А вот Штейнгель начинает снова говорить что-то кажется явно лишнее:
По чистой совести, как пред богом, должен сознаться, что слова: «у Спаса за золотой решеткой приводят меня у самого себя в подозрение. Приемля в соображение, что в первых днях по получении известия о кончине гос¬даря я душевно радовался восшествию на престол цесаревича по личным моим видам, что о истреблении царствующей фамилии я до последнего времени никакого разговора не слыхал и что слова: «Любо! Любо! В Петербурге все перевороты происходили тайно ночью» и пр. для меня вовсе новы, я смею к обвинению своему сказать, что может быть я говорил с Рылеевым об арестовании царской фамилии и о удобности исполнить сие в Москве; но только разве пред последним временем, а не в первых днях, ибо мне то очень памятно, что мне крайне хотелось отклонить Рылеева от последнего их предприятия, особливо после того, как мысли мои о возведении на престол императрицы Елисаветы Алексеевны остались без уважения. Но чтобы о сем говорено было в собрании как о предположении общества еще клятвенно подтверждаю, что того никак не помню. Если бы это был предмет такого рода, то я верно не забыл бы, что о нем было говорено; но по совести думаю, что если Рылеев сказал при Каховском об арестовании царствующей фамилии во время коронации и если я примолвил: «Лучим захватить всех у Спаса за золотой решеткой», то это были слова и мысли скоропреходящие, принадлежащие к числу, может е быть, многих, которые во время взаимных бесед и пылких мечтаний были произнесены и на другой же день забыты. Умоляю Комитет поверить моему чистосердечию, что я никак не дозволил бы себе запираться. Самое важнейшее для меня и труднейшее обстоятельство было сознание о последней сцене с Каховским, ибо, клянусь, не могу без содрогания вспомнить, что убийца подарил мне кинжал на память!! Это приводит всю душу мою в трепет, но я тотчас сказал, не видя даже, чтобы Комитету обстоятельство это было открыто. Итак, пред богом, никак не помню и не помнил обстоятельства, из которого Каховский, вероятно, озлобившийся на меня, написал теперь целую сцену.

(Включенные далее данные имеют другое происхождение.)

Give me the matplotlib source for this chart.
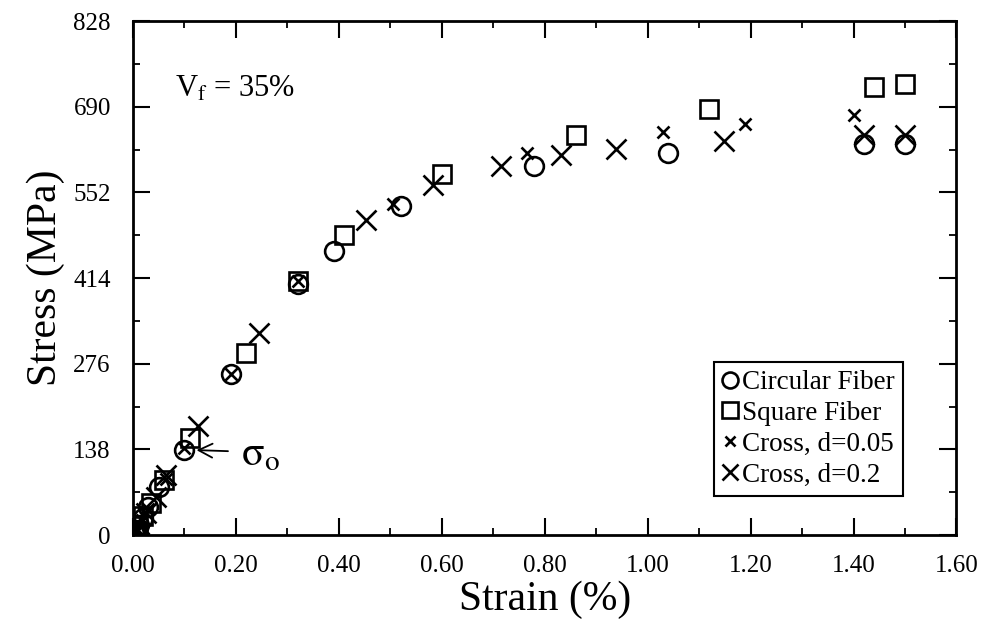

…Убейте меня, но кажется он единственный из четырех признается в том, что какой-то эдакий разговор про арестование в Москве и правда вполне себе был.
Далее следует финал - 16 мая Каховский получает свои 4 очные ставки по итогам написанного. «На очных ставках все утверждают несправедливость показаний Каховского».
Финал, господа. Если с Рылеевым Каховский еще успел встретиться и примириться, то со Штейнгелем шансов не было.
Я не знаю, как это комментировать. Просто люди. Просто - следствие.